What Elephants Teach Us About Consumption and Extinction

by Rachael Lallensack/Smithsonian.com

In a way, our modern understanding of extinction starts with the elephant.



It was while studying fossilized teeth of two different elephant ancestors, the mammoth and the mastodon, that scientists first became aware of the fact that species could die out and become forever extinct. In 1796, French naturalist George Cuvier compared mastodon and mammoth tooth fossils to the teeth of modern African and Asian elephants, positing that the teeth belonged to species that were “lost” in the past. This was a bold, new revelation—one that stood in stark contrast to attitudes of the time. The massive consumption of ivory in the 1800s was unprecedented; with delicate fans, billiard balls, hair combs and ivory veneer piano keys being made of the tusks elephants use as tools for eating, drinking and breathing.

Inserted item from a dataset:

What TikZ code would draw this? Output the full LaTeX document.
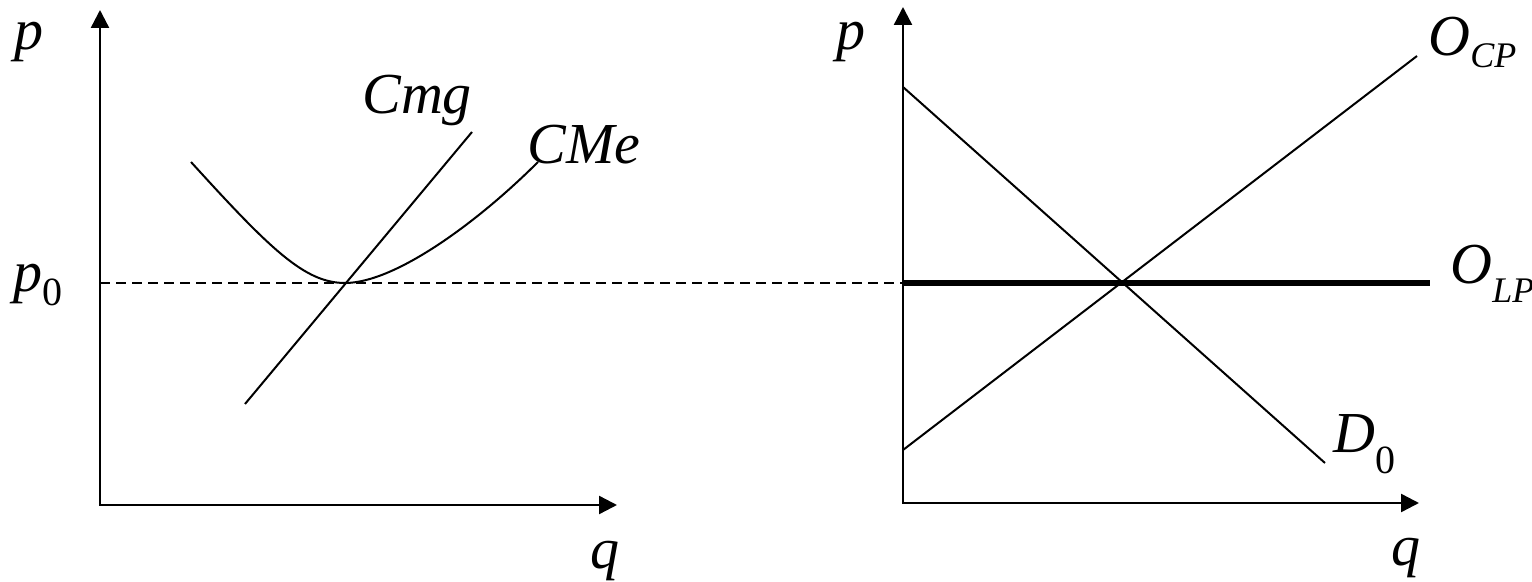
\documentclass[tikz,border=0pt]{standalone}
\usepackage{fontspec}
\setmainfont{Liberation Serif}
\usetikzlibrary{arrows.meta}
\newcommand{\bigsz}{\fontsize{29}{33}\selectfont}
\newcommand{\subd}[2]{\raisebox{#1}{\fontsize{20}{22}\selectfont\upshape #2}}
\newcommand{\subl}[2]{\raisebox{#1}{\fontsize{18}{20}\selectfont\itshape #2}}
\begin{document}
\begin{tikzpicture}[x=0.5pt,y=-0.5pt,
  axis/.style={line width=1.2pt,{Triangle[length=9pt,width=9pt]}-{Triangle[length=9pt,width=9pt]}},
  curve/.style={line width=1pt},
  thick line/.style={line width=3.3pt},
  guide/.style={line width=0.9pt,dash pattern=on 5pt off 3pt},
  lab/.style={inner sep=0pt,anchor=base west,font=\bigsz\itshape}]
\useasboundingbox (0,0) rectangle (1532,582);
% left panel
\coordinate (Y1) at (100,10);
\coordinate (O1) at (100,505);
\coordinate (X1) at (617,505);
\draw[axis] (Y1) -- (O1) -- (X1);
\coordinate (d1) at (100,283);
\coordinate (d2) at (903,283);
\draw[guide] (d1) -- (d2);
\coordinate (a1) at (191,162);
\coordinate (m) at (345,283);
\coordinate (a2) at (538,162);
\draw[curve] (a1) .. controls (271,250) and (305,283) .. (m) .. controls (395,283) and (478,222) .. (a2);
\coordinate (g1) at (245,404);
\coordinate (g2) at (472,132);
\draw[curve] (g1) -- (g2);
\node[lab] (pL) at (14,50) {p};
\node[lab] (p0) at (13,292) {p\subd{-7pt}{0}};
\node[lab] (cmg) at (362,114) {Cmg};
\node[lab] (cme) at (527,164) {CMe};
\node[lab] (qL) at (590,568) {q};
% right panel
\coordinate (Y2) at (903,7);
\coordinate (O2) at (903,503);
\coordinate (X2) at (1419,503);
\draw[axis] (Y2) -- (O2) -- (X2);
\coordinate (dd1) at (903,87);
\coordinate (dd2) at (1325,463);
\draw[curve] (dd1) -- (dd2);
\coordinate (s1) at (903,450);
\coordinate (s2) at (1417,56);
\draw[curve] (s1) -- (s2);
\coordinate (l2) at (1430,283);
\draw[thick line] (d2) -- (l2);
\node[lab] (pR) at (836,50) {p};
\node[lab] (ocp) at (1428,56) {O\subl{-6pt}{CP}};
\node[lab] (olp) at (1450,284) {O\subl{-9.5pt}{LP}};
\node[lab] (d0) at (1333,453) {D\subd{-10pt}{0}};
\node[lab] (qR) at (1391,566) {q};
\end{tikzpicture}
\end{document}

In a Connecticut newspaper, published the same year as Cuvier’s hypothesis, one observer wrote:

The Elephant is the largest, the strongest, the most sagacious, and the longest-lived of all brute creation. The species is numerous, does not decrease, and is dispersed over all of the southern parts of Asia and Africa.

Elephants were indeed seen as innumerous. By 1850, American manufacturers were killing the animals in droves. A billiard ball company boasted it had brought down 1,140 elephants.